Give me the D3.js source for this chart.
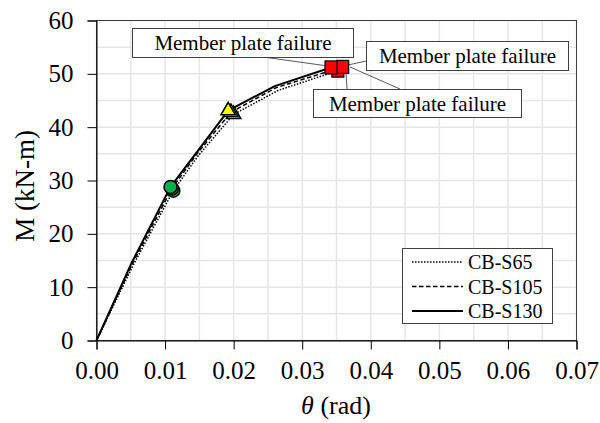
<!DOCTYPE html>
<html>
<head>
<meta charset="utf-8">
<script src="https://cdn.jsdelivr.net/npm/d3@7/dist/d3.min.js"></script>
</head>
<body style="margin:0">
<svg id="chart" width="600" height="423"></svg>
<script>
// ---- data ----
const seriesNames = ["CB-S65", "CB-S105", "CB-S130"];
const thetaS65  = [0, 0.0053, 0.0112, 0.0148, 0.0200, 0.0265, 0.0352];
const momentS65 = [0, 14.0,   28.1,   34.6,   42.4,   46.9,   50.6];
const thetaS105  = [0, 0.0052, 0.0110, 0.0146, 0.0196, 0.0262, 0.0359];
const momentS105 = [0, 14.3,   28.5,   34.9,   42.8,   47.4,   51.3];
const thetaS130  = [0, 0.0051, 0.0108, 0.0145, 0.0192, 0.0260, 0.0342];
const momentS130 = [0, 14.5,   28.8,   35.1,   43.1,   47.7,   51.2];
// indices of marked points along each curve: circle, triangle, square (failure)
const markerIndex = [2, 4, 6];
const xTicks = [0, 0.01, 0.02, 0.03, 0.04, 0.05, 0.06, 0.07];
const yTicks = [0, 10, 20, 30, 40, 50, 60];
const annotationText = "Member plate failure";

// ---- layout ----
const FONT = '"Liberation Serif"';
const svg = d3.select("#chart");
const L = 96.5, R = 576.5, T = 20.5, B = 340.5;
const x = d3.scaleLinear().domain([0, 0.07]).range([L, R]);
const y = d3.scaleLinear().domain([0, 60]).range([B, T]);

// gridlines (major + minor)
const grid = svg.append("g");
const xGrid = d3.range(0, 0.0701, 0.005);
const yGrid = d3.range(0, 60.1, 5);
grid.selectAll("line.gx").data(xGrid).enter().append("line")
  .attr("x1", d => x(d)).attr("x2", d => x(d)).attr("y1", T).attr("y2", B)
  .attr("stroke", "#e6e6e6").attr("stroke-width", 1.5);
grid.selectAll("line.gy").data(yGrid).enter().append("line")
  .attr("x1", L).attr("x2", R).attr("y1", d => y(d)).attr("y2", d => y(d))
  .attr("stroke", "#e6e6e6").attr("stroke-width", 1.5);

// plot border
svg.append("rect").attr("x", L).attr("y", T).attr("width", R - L).attr("height", B - T)
  .attr("fill", "none").attr("stroke", "#404040").attr("stroke-width", 1);

// axes
const xAxis = svg.append("g").attr("transform", `translate(0,${B})`)
  .call(d3.axisBottom(x).tickValues(xTicks).tickFormat(d3.format(".2f")).tickSize(9).tickPadding(12));
const yAxis = svg.append("g").attr("transform", `translate(${L},0)`)
  .call(d3.axisLeft(y).tickValues(yTicks).tickFormat(d3.format("d")).tickSize(9).tickPadding(14));
[xAxis, yAxis].forEach(a => {
  a.attr("font-family", FONT).attr("font-size", 25);
  a.select(".domain").attr("stroke", "#000");
  a.selectAll(".tick line").attr("stroke", "#000");
  a.selectAll(".tick text").attr("font-size", 25).attr("fill", "#000");
});

// axis titles
svg.append("text").attr("transform", "translate(34,186) rotate(-90)")
  .attr("text-anchor", "middle").attr("font-size", 27).text("M (kN-m)");
const xt = svg.append("text").attr("x", 336).attr("y", 414).attr("text-anchor", "middle")
  .attr("font-size", 26);
xt.append("tspan").attr("font-style", "italic").text("θ");
xt.append("tspan").text(" (rad)");

// series
const seriesData = [
  { name: seriesNames[0], t: thetaS65, m: momentS65, dash: "1.5,1.5", w: 1.5 },
  { name: seriesNames[1], t: thetaS105, m: momentS105, dash: "4.5,2.5", w: 1.5 },
  { name: seriesNames[2], t: thetaS130, m: momentS130, dash: null, w: 2 }
];
const line = d3.line().x(d => x(d[0])).y(d => y(d[1])).curve(d3.curveLinear);
const lines = svg.append("g");
seriesData.forEach(s => {
  const pts = s.t.map((t, i) => [t, s.m[i]]);
  lines.append("path").datum(pts).attr("d", line)
    .attr("fill", "none").attr("stroke", "#000").attr("stroke-width", s.w)
    .attr("stroke-linejoin", "round").attr("stroke-dasharray", s.dash);
});

// annotation boxes and leader lines (drawn under markers)
const ann = svg.append("g");
const leaders = [
  [263, 57, 328, 66],
  [366, 61, 348, 65],
  [346, 72, 347, 89],
  [350, 67, 400, 89]
];
leaders.forEach(l => ann.append("line").attr("x1", l[0]).attr("y1", l[1]).attr("x2", l[2]).attr("y2", l[3])
  .attr("stroke", "#595959").attr("stroke-width", 1));
const boxes = [
  [132.5, 28.5, 221, 29],
  [366.5, 41.5, 202, 29],
  [313.5, 89.5, 208, 28]
];
boxes.forEach(b => {
  ann.append("rect").attr("x", b[0]).attr("y", b[1]).attr("width", b[2]).attr("height", b[3])
    .attr("fill", "#fff").attr("stroke", "#404040").attr("stroke-width", 1);
  ann.append("text").attr("x", b[0] + b[2] / 2).attr("y", b[1] + b[3] / 2 + 7)
    .attr("text-anchor", "middle").attr("font-size", 21).text(annotationText);
});

// markers
const mk = svg.append("g");
seriesData.forEach(s => {
  const ci = markerIndex[0], ti = markerIndex[1], si = markerIndex[2];
  mk.append("circle").attr("cx", x(s.t[ci])).attr("cy", y(s.m[ci])).attr("r", 6.5)
    .attr("fill", "#00b050").attr("stroke", "#000").attr("stroke-width", 1.5);
  const tx = x(s.t[ti]), ty = y(s.m[ti]);
  mk.append("path").attr("d", d3.symbol(d3.symbolTriangle, 90)()).attr("transform", `translate(${tx},${ty})`)
    .attr("fill", "#ffff00").attr("stroke", "#000").attr("stroke-width", 1.5);
  const sx = x(s.t[si]), sy = y(s.m[si]);
  mk.append("rect").attr("x", sx - 6).attr("y", sy - 6.5).attr("width", 12).attr("height", 13)
    .attr("fill", "#ff0000").attr("stroke", "#000").attr("stroke-width", 1.2);
});

// legend
const lg = svg.append("g");
lg.append("rect").attr("x", 402.5).attr("y", 248.5).attr("width", 150).attr("height", 75)
  .attr("fill", "#fff").attr("stroke", "#404040").attr("stroke-width", 1);
seriesData.forEach((s, i) => {
  const ly = 262 + i * 24.5;
  lg.append("line").attr("x1", 412).attr("x2", 463).attr("y1", ly).attr("y2", ly)
    .attr("stroke", "#000").attr("stroke-width", s.w).attr("stroke-dasharray", s.dash);
  lg.append("text").attr("x", 468).attr("y", ly + 7).attr("font-size", 20).text(s.name);
});

// serif font on every text node
svg.selectAll("text").attr("font-family", FONT);
</script>
</body>
</html>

→ **Objective**
Without the pictures, output the full listing exactly as it stands.

→ **Expected output**
Give me the D3.js source for this chart.
<!DOCTYPE html>
<html>
<head>
<meta charset="utf-8">
<script src="https://cdn.jsdelivr.net/npm/d3@7/dist/d3.min.js"></script>
</head>
<body style="margin:0">
<svg id="chart" width="600" height="423"></svg>
<script>
// ---- data ----
const seriesNames = ["CB-S65", "CB-S105", "CB-S130"];
const thetaS65  = [0, 0.0053, 0.0112, 0.0148, 0.0200, 0.0265, 0.0352];
const momentS65 = [0, 14.0,   28.1,   34.6,   42.4,   46.9,   50.6];
const thetaS105  = [0, 0.0052, 0.0110, 0.0146, 0.0196, 0.0262, 0.0359];
const momentS105 = [0, 14.3,   28.5,   34.9,   42.8,   47.4,   51.3];
const thetaS130  = [0, 0.0051, 0.0108, 0.0145, 0.0192, 0.0260, 0.0342];
const momentS130 = [0, 14.5,   28.8,   35.1,   43.1,   47.7,   51.2];
// indices of marked points along each curve: circle, triangle, square (failure)
const markerIndex = [2, 4, 6];
const xTicks = [0, 0.01, 0.02, 0.03, 0.04, 0.05, 0.06, 0.07];
const yTicks = [0, 10, 20, 30, 40, 50, 60];
const annotationText = "Member plate failure";

// ---- layout ----
const FONT = '"Liberation Serif"';
const svg = d3.select("#chart");
const L = 96.5, R = 576.5, T = 20.5, B = 340.5;
const x = d3.scaleLinear().domain([0, 0.07]).range([L, R]);
const y = d3.scaleLinear().domain([0, 60]).range([B, T]);

// gridlines (major + minor)
const grid = svg.append("g");
const xGrid = d3.range(0, 0.0701, 0.005);
const yGrid = d3.range(0, 60.1, 5);
grid.selectAll("line.gx").data(xGrid).enter().append("line")
  .attr("x1", d => x(d)).attr("x2", d => x(d)).attr("y1", T).attr("y2", B)
  .attr("stroke", "#e6e6e6").attr("stroke-width", 1.5);
grid.selectAll("line.gy").data(yGrid).enter().append("line")
  .attr("x1", L).attr("x2", R).attr("y1", d => y(d)).attr("y2", d => y(d))
  .attr("stroke", "#e6e6e6").attr("stroke-width", 1.5);

// plot border
svg.append("rect").attr("x", L).attr("y", T).attr("width", R - L).attr("height", B - T)
  .attr("fill", "none").attr("stroke", "#404040").attr("stroke-width", 1);

// axes
const xAxis = svg.append("g").attr("transform", `translate(0,${B})`)
  .call(d3.axisBottom(x).tickValues(xTicks).tickFormat(d3.format(".2f")).tickSize(9).tickPadding(12));
const yAxis = svg.append("g").attr("transform", `translate(${L},0)`)
  .call(d3.axisLeft(y).tickValues(yTicks).tickFormat(d3.format("d")).tickSize(9).tickPadding(14));
[xAxis, yAxis].forEach(a => {
  a.attr("font-family", FONT).attr("font-size", 25);
  a.select(".domain").attr("stroke", "#000");
  a.selectAll(".tick line").attr("stroke", "#000");
  a.selectAll(".tick text").attr("font-size", 25).attr("fill", "#000");
});

// axis titles
svg.append("text").attr("transform", "translate(34,186) rotate(-90)")
  .attr("text-anchor", "middle").attr("font-size", 27).text("M (kN-m)");
const xt = svg.append("text").attr("x", 336).attr("y", 414).attr("text-anchor", "middle")
  .attr("font-size", 26);
xt.append("tspan").attr("font-style", "italic").text("θ");
xt.append("tspan").text(" (rad)");

// series
const seriesData = [
  { name: seriesNames[0], t: thetaS65, m: momentS65, dash: "1.5,1.5", w: 1.5 },
  { name: seriesNames[1], t: thetaS105, m: momentS105, dash: "4.5,2.5", w: 1.5 },
  { name: seriesNames[2], t: thetaS130, m: momentS130, dash: null, w: 2 }
];
const line = d3.line().x(d => x(d[0])).y(d => y(d[1])).curve(d3.curveLinear);
const lines = svg.append("g");
seriesData.forEach(s => {
  const pts = s.t.map((t, i) => [t, s.m[i]]);
  lines.append("path").datum(pts).attr("d", line)
    .attr("fill", "none").attr("stroke", "#000").attr("stroke-width", s.w)
    .attr("stroke-linejoin", "round").attr("stroke-dasharray", s.dash);
});

// annotation boxes and leader lines (drawn under markers)
const ann = svg.append("g");
const leaders = [
  [263, 57, 328, 66],
  [366, 61, 348, 65],
  [346, 72, 347, 89],
  [350, 67, 400, 89]
];
leaders.forEach(l => ann.append("line").attr("x1", l[0]).attr("y1", l[1]).attr("x2", l[2]).attr("y2", l[3])
  .attr("stroke", "#595959").attr("stroke-width", 1));
const boxes = [
  [132.5, 28.5, 221, 29],
  [366.5, 41.5, 202, 29],
  [313.5, 89.5, 208, 28]
];
boxes.forEach(b => {
  ann.append("rect").attr("x", b[0]).attr("y", b[1]).attr("width", b[2]).attr("height", b[3])
    .attr("fill", "#fff").attr("stroke", "#404040").attr("stroke-width", 1);
  ann.append("text").attr("x", b[0] + b[2] / 2).attr("y", b[1] + b[3] / 2 + 7)
    .attr("text-anchor", "middle").attr("font-size", 21).text(annotationText);
});

// markers
const mk = svg.append("g");
seriesData.forEach(s => {
  const ci = markerIndex[0], ti = markerIndex[1], si = markerIndex[2];
  mk.append("circle").attr("cx", x(s.t[ci])).attr("cy", y(s.m[ci])).attr("r", 6.5)
    .attr("fill", "#00b050").attr("stroke", "#000").attr("stroke-width", 1.5);
  const tx = x(s.t[ti]), ty = y(s.m[ti]);
  mk.append("path").attr("d", d3.symbol(d3.symbolTriangle, 90)()).attr("transform", `translate(${tx},${ty})`)
    .attr("fill", "#ffff00").attr("stroke", "#000").attr("stroke-width", 1.5);
  const sx = x(s.t[si]), sy = y(s.m[si]);
  mk.append("rect").attr("x", sx - 6).attr("y", sy - 6.5).attr("width", 12).attr("height", 13)
    .attr("fill", "#ff0000").attr("stroke", "#000").attr("stroke-width", 1.2);
});

// legend
const lg = svg.append("g");
lg.append("rect").attr("x", 402.5).attr("y", 248.5).attr("width", 150).attr("height", 75)
  .attr("fill", "#fff").attr("stroke", "#404040").attr("stroke-width", 1);
seriesData.forEach((s, i) => {
  const ly = 262 + i * 24.5;
  lg.append("line").attr("x1", 412).attr("x2", 463).attr("y1", ly).attr("y2", ly)
    .attr("stroke", "#000").attr("stroke-width", s.w).attr("stroke-dasharray", s.dash);
  lg.append("text").attr("x", 468).attr("y", ly + 7).attr("font-size", 20).text(s.name);
});

// serif font on every text node
svg.selectAll("text").attr("font-family", FONT);
</script>
</body>
</html>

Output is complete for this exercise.